Grand Opera, subtitled A Historical Romance, is James Benning's film of his life till now. His concerns are also with American icons, ranging from Mount Rushmore and the American Flag to soap opera TV serials. His technique is associative and he claims that the film signifies the end of his concerns with structuralism. An article in the New York Downtown Review may provide some enlightenment:
"After the screening of Grand Opera, James Penning began talking to Yvonne Rainer. Benning admitted to her something I have suspected for some time, that he is a narrative filmmaker. Benning is a story-teller, especially of stories about story-telling. Grand Opera begins with the telephone conversation from Michael Snow's Wavelength in which Amy Taubin phones an unknown person that a dead man is there on the floor in front of her. This has been widely interpreted as the narrative within Wavelength which is superseded by the film's formal concerns. Like Snow, Benning attempts to resurrect the body of narrative in strictly formal terms; however, Benning is more directly concerned with the nuts and bolts of film grammar as derived through the history of film. His own films help to form a bridge from structural films to a re- emergence of narrative in avant-garde film. The narrative he predicts would differ from earlier conventional counterparts, however, it would be determined by formal qualities rather than the personalities or motives of the film's characters. These films would be structural narratives, marking a return to 'story-telling' by those filmmakers familiar with structural films."

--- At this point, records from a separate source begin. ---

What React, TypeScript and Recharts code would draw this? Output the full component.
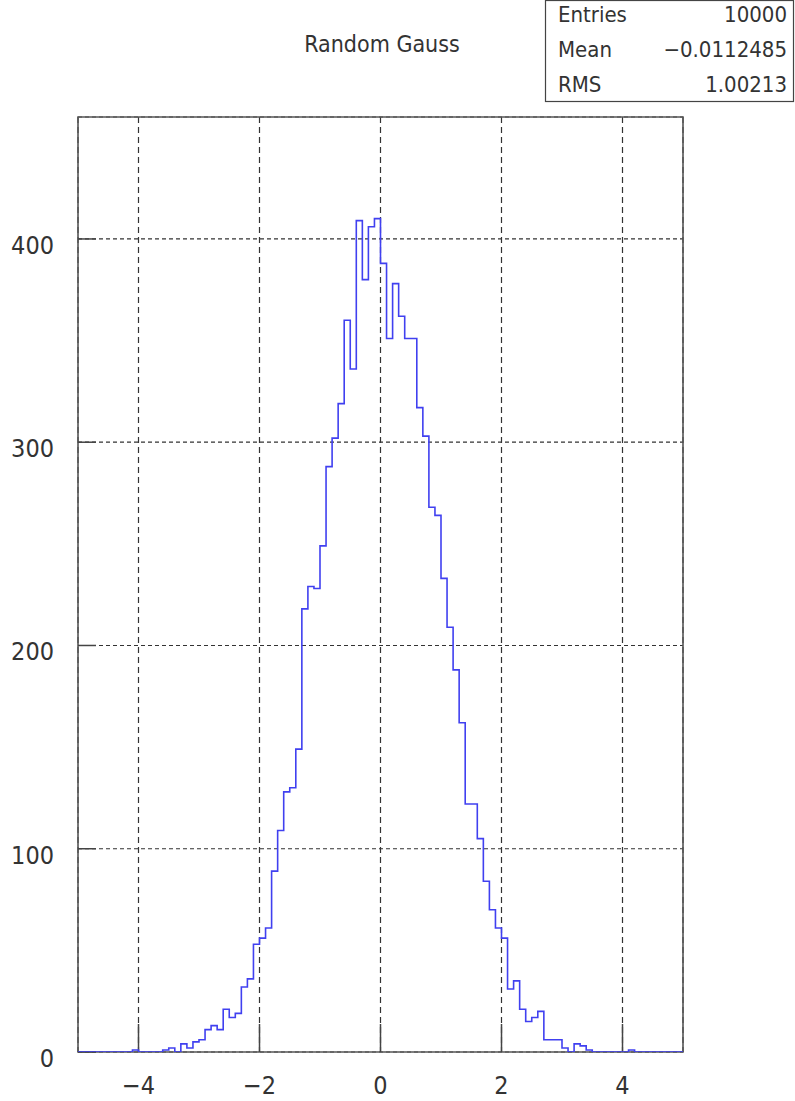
import React from 'react';
import { LineChart, Line, XAxis, YAxis, CartesianGrid, ReferenceLine, ReferenceArea } from 'recharts';

// Histogram "Random Gauss": 100 bins from -5 to 5
const binCounts: number[] = [
  0, 0, 0, 0, 0, 0, 0, 0, 0, 1,
  0, 0, 0, 0, 1, 2, 0, 4, 2, 5,
  6, 11, 13, 11, 21, 17, 19, 32, 36, 53,
  56, 61, 89, 109, 128, 130, 149, 218, 229, 228,
  249, 288, 302, 319, 360, 336, 409, 380, 406, 410,
  388, 351, 378, 362, 351, 351, 317, 303, 268, 264,
  233, 209, 188, 162, 122, 122, 105, 84, 70, 61,
  56, 31, 35, 21, 15, 17, 20, 6, 6, 6,
  2, 0, 4, 3, 1, 0, 0, 0, 0, 0,
  0, 1, 0, 0, 0, 0, 0, 0, 0, 0,
];
const xMin = -5;
const xMax = 5;
const binWidth = 0.1;
const yMax = 460;
const xTicks = [-4, -2, 0, 2, 4];
const yTicks = [0, 100, 200, 300, 400];
const title = 'Random Gauss';
const statsLabels = ['Entries', 'Mean', 'RMS'];
const statsValues = ['10000', '\u22120.0112485', '1.00213'];

const data = [
  ...binCounts.map((c, i) => ({ x: Math.round((xMin + i * binWidth) * 10) / 10, y: c })),
  { x: xMax, y: binCounts[binCounts.length - 1] },
];

const W = 795;
const H = 1101;
const margin = { top: 117, right: 112, bottom: 0, left: 0 };
const yAxisW = 78;
const xAxisH = 49;
const plotW = W - margin.left - margin.right - yAxisW;
const plotH = H - margin.top - margin.bottom - xAxisH;
// inward tick lengths (pixels) converted to data units
const xTickLen = (28 * yMax) / plotH;
const yTickLen = (18 * (xMax - xMin)) / plotW;

const FONT = '"DejaVu Sans Condensed", "Liberation Sans", sans-serif';
const TXT = '#333';

const fmt = (v: number) => (v < 0 ? '\u2212' + Math.abs(v) : String(v));

export default function App() {
  return (
    <div style={{ position: 'absolute', left: 0, top: 0, width: W, height: H, background: '#fff' }}>
      <LineChart width={W} height={H} data={data} margin={margin}>
        <CartesianGrid vertical={false} stroke="#333" strokeDasharray="4 3" strokeWidth={1.2} />
        <CartesianGrid horizontal={false} stroke="#333" strokeDasharray="6 4" strokeWidth={1.2} />
        <XAxis
          dataKey="x"
          type="number"
          domain={[xMin, xMax]}
          ticks={xTicks}
          height={xAxisH}
          axisLine={false}
          tickLine={false}
          tickSize={0}
          tickMargin={24}
          tickFormatter={fmt}
          tick={{ fontFamily: FONT, fontSize: 25, fill: TXT }}
          allowDataOverflow
        />
        <YAxis
          type="number"
          domain={[0, yMax]}
          ticks={yTicks}
          width={yAxisW}
          axisLine={false}
          tickLine={false}
          tickSize={0}
          tickMargin={24}
          tick={{ fontFamily: FONT, fontSize: 25, fill: TXT, dy: 6 }}
          allowDataOverflow
        />
        {xTicks.map((t) => (
          <ReferenceLine
            key={'xt' + t}
            segment={[{ x: t, y: 0 }, { x: t, y: xTickLen }]}
            stroke="#444"
            strokeWidth={1.5}
          />
        ))}
        {yTicks.map((t) => (
          <ReferenceLine
            key={'yt' + t}
            segment={[{ x: xMin, y: t }, { x: xMin + yTickLen, y: t }]}
            stroke="#444"
            strokeWidth={1.5}
          />
        ))}
        <Line
          type="stepAfter"
          dataKey="y"
          stroke="#4040f0"
          strokeWidth={1.6}
          dot={false}
          activeDot={false}
          isAnimationActive={false}
        />
        <ReferenceArea x1={xMin} x2={xMax} y1={0} y2={yMax} fill="none" stroke="#555" strokeWidth={1.6} />
      </LineChart>
      <svg
        width={W}
        height={H}
        style={{ position: 'absolute', left: 0, top: 0, pointerEvents: 'none' }}
      >
        <text x={382} y={52} textAnchor="middle" fontFamily={FONT} fontSize={23} fill={TXT}>
          {title}
        </text>
        <rect x={545.5} y={0.5} width={248} height={101} fill="#fff" stroke="#444" strokeWidth={1.2} />
        {statsLabels.map((l, i) => (
          <g key={l}>
            <text x={558} y={22 + i * 35} fontFamily={FONT} fontSize={22} fill={TXT}>
              {l}
            </text>
            <text x={787} y={22 + i * 35} textAnchor="end" fontFamily={FONT} fontSize={22} fill={TXT}>
              {statsValues[i]}
            </text>
          </g>
        ))}
      </svg>
    </div>
  );
}
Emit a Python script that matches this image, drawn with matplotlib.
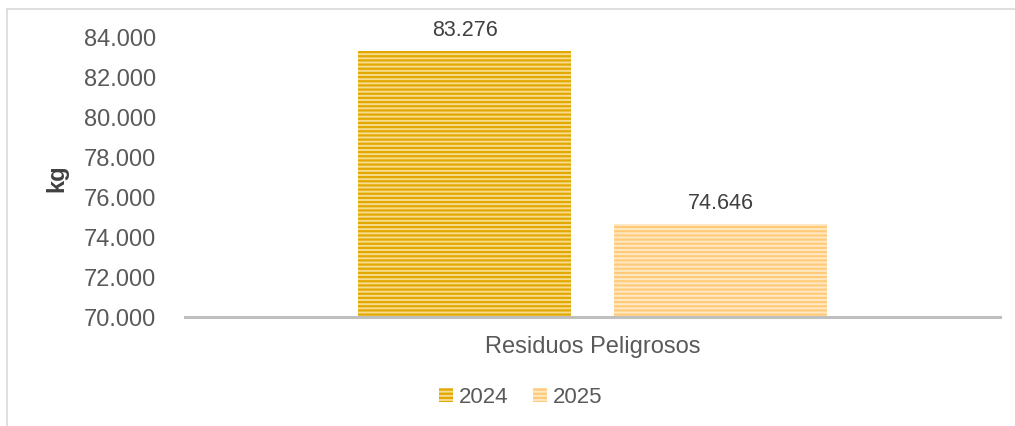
import matplotlib
matplotlib.use("Agg")
import matplotlib.pyplot as plt
from matplotlib.lines import Line2D
from matplotlib.patches import Patch

plt.rcParams['font.family'] = ['Liberation Sans', 'DejaVu Sans']
plt.rcParams['hatch.linewidth'] = 1.6

category = "Residuos Peligrosos"
series = ["2024", "2025"]
values = [83276, 74646]
face_colors = ["#F6DC8C", "#FFE9C4"]
hatch_colors = ["#E3A800", "#FFCB7A"]
yticks = [70000, 72000, 74000, 76000, 78000, 80000, 82000, 84000]

def fmt(v):
    return f"{v:,.0f}".replace(",", ".")

FS = 17

fig = plt.figure(figsize=(10.15, 4.27), dpi=100)
ax = fig.add_axes([185/1015, 109/427, 815/1015, 280/427])

offsets = [-0.157, 0.157]
width = 0.261
for off, v, fc, hc in zip(offsets, values, face_colors, hatch_colors):
    ax.bar(off, v, width=width, color=fc, edgecolor=hc, hatch='----', linewidth=0)
    ax.text(off, v + 550, fmt(v), ha='center', va='bottom', fontsize=15.5, color='#404040', clip_on=False)

ax.set_xlim(-0.5, 0.5)
ax.set_ylim(70000, 84000)
ax.set_yticks(yticks)
ax.set_yticklabels([fmt(t) for t in yticks], fontsize=FS, color='#595959')
ax.set_xticks([0])
ax.set_xticklabels([category], fontsize=FS, color='#595959')
ax.tick_params(axis='both', length=0)
ax.tick_params(axis='y', pad=21)
ax.tick_params(axis='x', pad=13)
for s in ['top', 'right', 'left']:
    ax.spines[s].set_visible(False)
ax.spines['bottom'].set_color('#BFBFBF')
ax.spines['bottom'].set_linewidth(2.2)
ax.set_ylabel('kg', fontsize=FS, fontweight='bold', color='#404040')
ax.yaxis.set_label_coords(-117/815, 0.5)

handles = [Patch(facecolor=fc, edgecolor=hc, hatch='----', linewidth=0) for fc, hc in zip(face_colors, hatch_colors)]
leg = fig.legend(handles, series, loc='center', bbox_to_anchor=(521/1015, 1 - 398/427), ncol=2,
                 frameon=False, fontsize=16, handlelength=0.6, handleheight=0.6,
                 handletextpad=0.3, columnspacing=1.1)
for t in leg.get_texts():
    t.set_color('#595959')

# chart border (partially visible)
fig.add_artist(Line2D([7/1015, 7/1015], [0, 1 - 10/427], color='#D9D9D9', linewidth=1.2, transform=fig.transFigure))
fig.add_artist(Line2D([7/1015, 1], [1 - 10/427, 1 - 10/427], color='#D9D9D9', linewidth=1.2, transform=fig.transFigure))

fig.savefig('out.png', dpi=100)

Yvonne Rainer features in Benning's film and is also represented in her own right with her latest film Working Title: Journeys from Berlin/1971. This is a complex work described as a series of free associations on the subject of terrorism. It will undoubtedly repay multiple viewings and we can be grateful to the National Film Library for making us aware of Rainer's work.
Notice should also be given to a small (10 minutes) gem, New Jersey Nights by Veronika Soul. Soul shared the Grand Prix at Melbourne last year for Interview which she made in collaboration with the Canadian animator, Caroline Leaf. New Jersey Nights is a more personal work, a collage of past and present, moving images and stills, all constructed to elaborate on her title as moments of visual beauty tumble into witty verbal puns, reminiscences collide with romance.
As it has always done, film is moving not in one new direction but in dozens. Probably nobody can keep pace with them all. Our selection therefore, heavily weighted as it is towards narrative, is intended to be only a sample of the best work being done. We shall need to monitor developments for a number of years to see finally where each filmmaker is headed.